While at the summit, Oduwole spoke on multiple panels about the importance of girls’ education and her idea of alternative education: teaching skills through employment and entrepreneurship.

“Instead of measuring how many are out of school, we should measure how many are not educated because there are some parts of the world, some communities, some regions where they don’t even have a school, there’s no classroom,” Oduwole said.

UNESCO estimates that there are currently more than 200 million children who are out of school across the globe.

Oduwole said she was inspired to advocate for this model of education because of her own experiences as a self-taught filmmaker.

“I learned off of Google and off of YouTube, learned how to manage a camera, how to edit and all those types of things,” Oduwole said.

Oduwole launched the Dream Up, Speak Up, Stand Up Foundation in 2013 to encourage girls to stay in school and achieve their dreams through education. The foundation runs filmmaking workshops in Namibia with classes of mostly out-of-school or unemployed youths and girls as a way of implementing her idea of alternative education, she added.

“(After) that first workshop … one of the girls who attended actually went out (and) borrowed a camera, and she used some of the basic skills that we taught in that workshop to make her own documentary,” Oduwole said. “She made her own documentary, she can now support herself, she has an education and she can also use that to tell her own story.”

(Courtesy of DUSUSU Foundation)
Since creating a documentary on the 1979 Ghanian Revolution as a child, Oduwole has created eight films and become an activist. She focuses on advocating for girls' education and has met with many different countries' government officials to speak about accessible education. (Courtesy of DUSUSU Foundation)

Oduwole said she began her journey into advocacy and filmmaking when she was 9 years old through entering a history competition. The competition required her to create a documentary on a revolution, so Oduwole said she chose to stand out among her classmates by focusing on the 1979 Ghanian Revolution.

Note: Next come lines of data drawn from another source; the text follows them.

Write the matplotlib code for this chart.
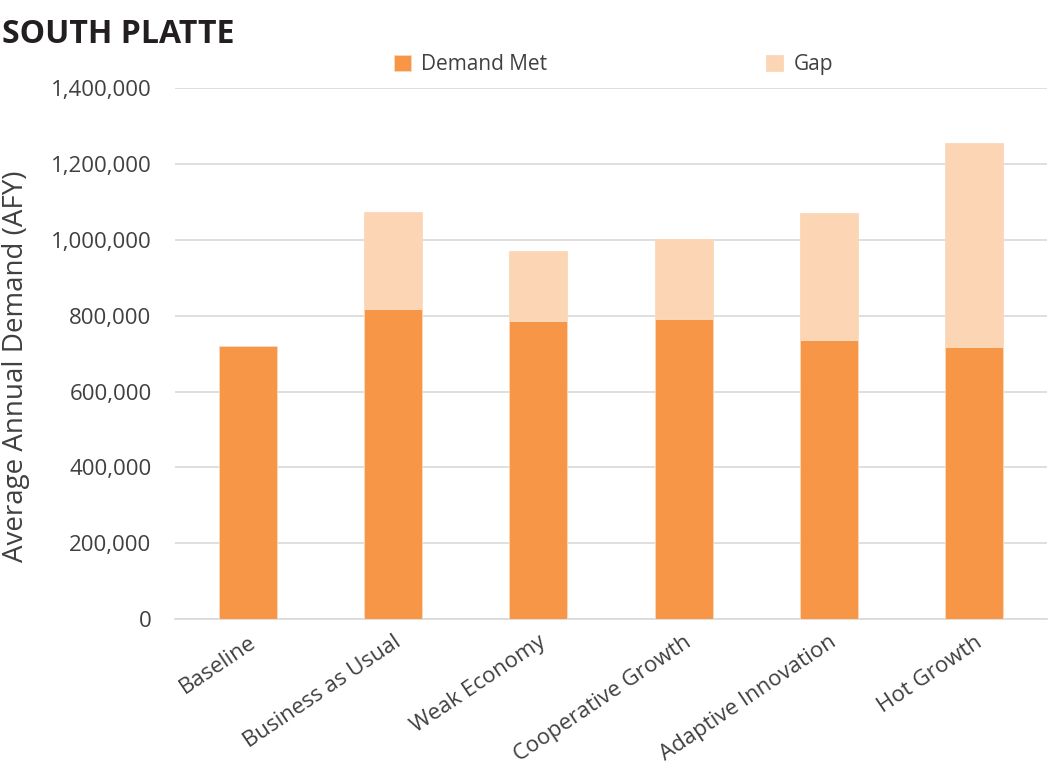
import matplotlib.pyplot as plt
import numpy as np
from matplotlib.ticker import FuncFormatter

# Scenario data (AFY)
scenarios = ["Baseline", "Business as Usual", "Weak Economy",
             "Cooperative Growth", "Adaptive Innovation", "Hot Growth"]
demand_met = [720000, 817000, 786000, 791000, 736000, 717000]
gap = [0, 256000, 184000, 211000, 334000, 538000]

plt.rcParams['font.family'] = ['Open Sans', 'DejaVu Sans']

fig = plt.figure(figsize=(10.49, 7.73), dpi=100)
ax = fig.add_axes([0.167, 0.199, 0.831, 0.687])

x = np.arange(len(scenarios))
width = 0.40
ax.bar(x, demand_met, width, color="#F79646", edgecolor="#FBD9BC", linewidth=0.6,
       label="Demand Met", zorder=3)
ax.bar(x, gap, width, bottom=demand_met, color="#FCD5B5", edgecolor="#FBD9BC",
       linewidth=0.6, label="Gap", zorder=3)

ax.set_xlim(-0.5, len(scenarios) - 0.5)
ax.set_ylim(0, 1400000)
ax.set_yticks(np.arange(0, 1400001, 200000))
ax.yaxis.set_major_formatter(FuncFormatter(lambda v, p: f"{int(v):,}"))
ax.grid(axis="y", color="#D9D9D9", linewidth=1.2, zorder=0)
for s in ["top", "right", "left"]:
    ax.spines[s].set_visible(False)
ax.spines["bottom"].set_color("#D9D9D9")
ax.spines["bottom"].set_linewidth(1.2)
ax.tick_params(length=0, labelsize=16, labelcolor="#404040")
ax.tick_params(axis="y", pad=17)

ax.set_xticks(x)
ax.set_xticklabels(scenarios, rotation=34, ha="right", rotation_mode="anchor")
ax.tick_params(axis="x", pad=9)

ax.set_ylabel("Average Annual Demand (AFY)", fontsize=20, color="#404040")
ax.yaxis.set_label_coords(-0.166, 0.476)

fig.text(0.002, 0.977, "SOUTH PLATTE", fontsize=23, fontweight="bold",
         color="#231F20", va="top", ha="left")

fig.legend(loc="center", bbox_to_anchor=(0.585, 0.916), ncol=2, frameon=False,
           fontsize=15, handlelength=0.8, handleheight=0.8, columnspacing=10.5,
           handletextpad=0.5, labelcolor="#404040")

fig.savefig("out.png", dpi=100)
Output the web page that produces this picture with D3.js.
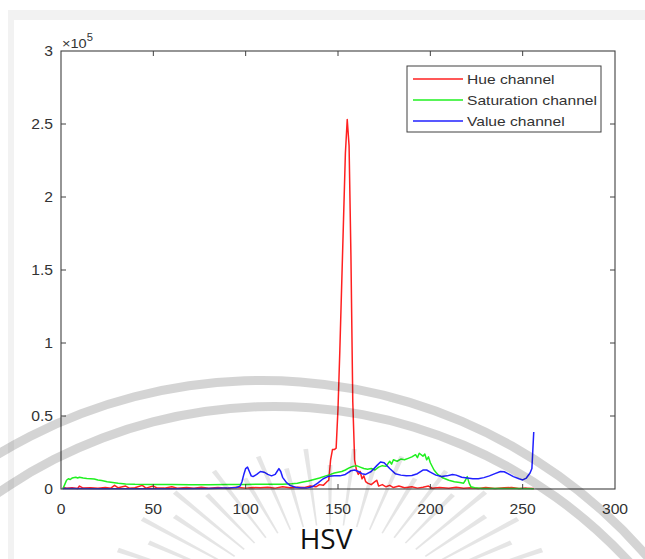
<!DOCTYPE html>
<html>
<head>
<meta charset="utf-8">
<script src="https://cdn.jsdelivr.net/npm/d3@7"></script>
<style>
	body {margin: 0; background: #fff}
	svg {display: block}
	text {font-family: "Liberation Sans", Arial, sans-serif; fill: #333}
</style>
</head>
<body>
<svg width="645" height="559"></svg>
<script>
'use strict';
// values are counts / 1e5
let xTicks = [0, 50, 100, 150, 200, 250, 300]
let yTicks = [0, 0.5, 1, 1.5, 2, 2.5, 3]
let seriesNames = ["Hue channel", "Saturation channel", "Value channel"]

let hueData = [[1,0.012],[3,0.005],[6,0.008],[9,0.004],[10,0.02],[12,0.006],[16,0.008],[20,0.005],[24,0.01],
	[27,0.006],[29,0.025],[31,0.008],[35,0.02],[37,0.006],[40,0.008],[44,0.025],[46,0.006],[50,0.02],[52,0.007],
	[56,0.006],[60,0.015],[63,0.006],[68,0.01],[72,0.005],[76,0.012],[80,0.006],[85,0.01],[90,0.005],[95,0.012],
	[100,0.006],[104,0.01],[108,0.008],[112,0.012],[116,0.006],[120,0.015],[124,0.008],[128,0.012],[132,0.01],
	[135,0.02],[138,0.015],[140,0.03],[142,0.025],[144,0.05],[145,0.06],[146,0.2],[147,0.27],[148,0.27],[149,0.28],
	[150,0.55],[151,0.95],[152,1.4],[153,1.85],[154,2.3],[155,2.53],[156,2.35],[157,1.6],[158,0.6],[159,0.2],
	[160,0.13],[161,0.1],[162,0.12],[163,0.07],[164,0.09],[165,0.05],[166,0.04],[168,0.03],[170,0.05],[171,0.06],
	[172,0.02],[174,0.03],[176,0.015],[178,0.025],[180,0.01],[183,0.02],[186,0.008],[190,0.015],[193,0.006],
	[196,0.012],[199,0.02],[201,0.005],[205,0.01],[210,0.005],[214,0.012],[218,0.005],[222,0.008],[226,0.004],
	[230,0.01],[235,0.004],[240,0.008],[244,0.01],[248,0.004],[252,0.006],[256,0.003]]

let satData = [[1,0],[2,0.03],[3,0.06],[4,0.07],[5,0.065],[6,0.075],[8,0.08],[9,0.075],[10,0.08],[12,0.075],
	[14,0.072],[16,0.07],[18,0.068],[20,0.062],[22,0.058],[25,0.05],[28,0.045],[31,0.04],[35,0.035],[40,0.032],
	[50,0.03],[60,0.03],[70,0.029],[80,0.029],[90,0.03],[100,0.031],[110,0.033],[120,0.033],[125,0.036],[128,0.04],
	[131,0.048],[134,0.055],[137,0.065],[140,0.075],[143,0.088],[146,0.1],[148,0.11],[150,0.115],[152,0.12],
	[154,0.13],[156,0.145],[158,0.155],[160,0.16],[162,0.15],[164,0.14],[166,0.135],[168,0.14],[170,0.13],
	[172,0.15],[174,0.16],[176,0.155],[178,0.19],[179,0.17],[180,0.2],[182,0.19],[184,0.205],[186,0.2],[188,0.21],
	[190,0.22],[192,0.235],[193,0.215],[194,0.245],[196,0.225],[197,0.24],[198,0.2],[199,0.22],[200,0.18],
	[202,0.13],[204,0.1],[207,0.075],[210,0.06],[213,0.05],[216,0.045],[218,0.04],[219,0.06],[220,0.085],
	[221,0.04],[222,0.015],[224,0.008],[228,0.004],[235,0.003],[245,0.003],[256,0.002]]

let valData = [[1,0.003],[20,0.002],[40,0.002],[60,0.002],[80,0.003],[90,0.006],[95,0.01],[97,0.02],[98,0.05],
	[99,0.1],[100,0.14],[101,0.15],[102,0.12],[103,0.09],[104,0.085],[106,0.1],[108,0.12],[110,0.115],[112,0.1],
	[114,0.09],[116,0.1],[117,0.12],[118,0.14],[119,0.12],[120,0.08],[122,0.045],[124,0.025],[127,0.012],
	[130,0.007],[133,0.006],[136,0.015],[139,0.04],[142,0.07],[145,0.088],[148,0.09],[151,0.09],[154,0.1],
	[157,0.125],[159,0.13],[161,0.12],[163,0.105],[165,0.1],[168,0.12],[171,0.16],[173,0.185],[175,0.18],
	[178,0.14],[181,0.105],[184,0.095],[187,0.09],[190,0.092],[193,0.105],[196,0.13],[198,0.13],[200,0.115],
	[203,0.095],[206,0.085],[209,0.09],[212,0.1],[214,0.095],[217,0.08],[220,0.075],[223,0.07],[226,0.07],
	[229,0.078],[232,0.09],[235,0.105],[238,0.12],[240,0.118],[242,0.105],[245,0.085],[248,0.07],[250,0.062],
	[252,0.075],[254,0.11],[255,0.14],[256,0.39]]

let seriesData = [hueData, satData, valData]
let seriesColors = ["#ff2020", "#20f020", "#2020ff"]

let eSvg = d3.select("svg")

// grey page frame
eSvg.append("rect").attr("x", 8).attr("y", 10).attr("width", 637).attr("height", 549).attr("fill", "#f2f2f2")
eSvg.append("rect").attr("x", 14).attr("y", 20).attr("width", 631).attr("height", 539).attr("fill", "#fff")

let x = d3.scaleLinear().domain([0, 300]).range([61, 615])
let y = d3.scaleLinear().domain([0, 3]).range([489, 51])
let axisCol = "#404040"

// series
let line = d3.line().x(d => x(d[0])).y(d => y(d[1]))
eSvg.append("g").selectAll("path")
	.data(seriesData)
	.enter().append("path")
	.attr("d", line)
	.attr("fill", "none")
	.attr("stroke", (d, i) => seriesColors[i])
	.attr("stroke-width", 1.5)
	.attr("stroke-linejoin", "round")

// box + inward ticks on all four sides
let tl = 5
let gAx = eSvg.append("g").attr("stroke", axisCol).attr("fill", "none")
gAx.append("rect").attr("x", x(0)).attr("y", y(3))
	.attr("width", x(300) - x(0)).attr("height", y(0) - y(3)).attr("stroke-width", 1.1)
gAx.selectAll(".xt").data(xTicks.slice(1, -1)).enter().append("path")
	.attr("d", d => `M${x(d)},${y(0)}v${-tl}M${x(d)},${y(3)}v${tl}`)
gAx.selectAll(".yt").data(yTicks.slice(1, -1)).enter().append("path")
	.attr("d", d => `M${x(0)},${y(d)}h${tl}M${x(300)},${y(d)}h${-tl}`)

// tick labels (source font is stretched horizontally)
eSvg.append("g").selectAll("text").data(xTicks).enter().append("text")
	.attr("transform", d => `translate(${x(d)},514) scale(1.12,1)`)
	.attr("text-anchor", "middle").attr("font-size", 14)
	.text(d => d)
eSvg.append("g").selectAll("text").data(yTicks).enter().append("text")
	.attr("transform", d => `translate(53,${y(d) + 5}) scale(1.12,1)`)
	.attr("text-anchor", "end").attr("font-size", 14)
	.text(d => d)

// exponent label
let eExp = eSvg.append("text").attr("transform", "translate(62,48) scale(1.12,1)").attr("font-size", 13)
eExp.append("tspan").text("\u00d710")
eExp.append("tspan").attr("dy", -7).attr("font-size", 10).text("5")

// legend
let gLeg = eSvg.append("g")
gLeg.append("rect").attr("x", 407).attr("y", 66).attr("width", 194).attr("height", 66)
	.attr("fill", "#fff").attr("stroke", axisCol).attr("stroke-width", 1)
let eRows = gLeg.selectAll("g").data(seriesNames).enter().append("g")
	.attr("transform", (d, i) => `translate(0,${79 + i * 21})`)
eRows.append("line").attr("x1", 413).attr("x2", 463)
	.attr("stroke", (d, i) => seriesColors[i]).attr("stroke-width", 1.4)
eRows.append("text").attr("transform", "translate(467,4.5) scale(1.2,1)")
	.attr("font-size", 13).text(d => d)

// watermark: two arcs and a sunburst
let gWm = eSvg.append("g").attr("fill", "rgba(0,0,0,0.17)").attr("stroke", "none")
gWm.append("path").attr("transform", "translate(262,890)")
	.attr("d", d3.arc().innerRadius(505).outerRadius(514).startAngle(-0.8).endAngle(0.95)())
gWm.append("path").attr("transform", "translate(274,890)")
	.attr("d", d3.arc().innerRadius(479).outerRadius(488).startAngle(-0.8).endAngle(0.95)())
let rayAngles = d3.range(-78, 79, 6)
gWm.selectAll(".ray").data(rayAngles).enter().append("path")
	.attr("transform", "translate(330,620)")
	.attr("fill", "rgba(0,0,0,0.1)")
	.attr("d", (a, i) => {
		let t = a * Math.PI / 180, r0 = 95, r1 = i % 2 ? 155 : 172, k = 1.35
		let s = Math.sin(t), c = Math.cos(t), w0 = 0.8, w1 = 2.4
		return `M${k*r0*s - w0*c},${-r0*c - w0*s}L${k*r1*s - w1*c},${-r1*c - w1*s}` +
			`L${k*r1*s + w1*c},${-r1*c + w1*s}L${k*r0*s + w0*c},${-r0*c + w0*s}Z`})

// caption
eSvg.append("text").attr("x", 326).attr("y", 549).attr("text-anchor", "middle")
	.style("font-family", "'Open Sans', 'Noto Sans', sans-serif").style("fill", "#111")
	.attr("font-size", 28).text("HSV")
</script>
</body>
</html>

While creating the documentary, Oduwole traveled to Ghana, where she witnessed firsthand how many girls were left out of education in the country. This experience became an inspiration for her advocacy work, she said.

“There are so many other countries where children wish they had that option that we have to go to school Monday to Friday so that we can learn something, learn skills, learn knowledge that they can use to empower themselves when they get old. So that’s really what drives me,” Oduwole said.

Oduwole said she has created seven films since her first that cover a variety of topics, from the 2014 FIFA World Cup to the work of Nelson Mandela.

Through her advocacy work, Oduwole has met many different world leaders and politicians. Jerrica Mathis, an American health care lobbyist, said she met Oduwole in South Africa in 2016. Struck by Oduwole’s initiative, she exchanged contact information with Oduwole’s father and has been keeping up with Oduwole’s work ever since.

“Even though I’m about to be 40 myself, … I totally look up to her and have a major respect for what she’s doing,” Mathis said.

Janjuha-Jivraj believes that Oduwole is creating tangible change because she is an effective role model for girls around the world.

“She’s completely accessible to younger girls and … gets them excited about learning new information, learning new knowledge,” Janjuha-Jivraj said.

Mathis said Oduwole’s work is important because of her ability to change young girls’ lives through her advocacy.

“They may not know that these opportunities exist for them, and so I think she’s making a difference in their life that way,” Mathis said. “I think that we’ll see the benefits and profits of that over the years to come.”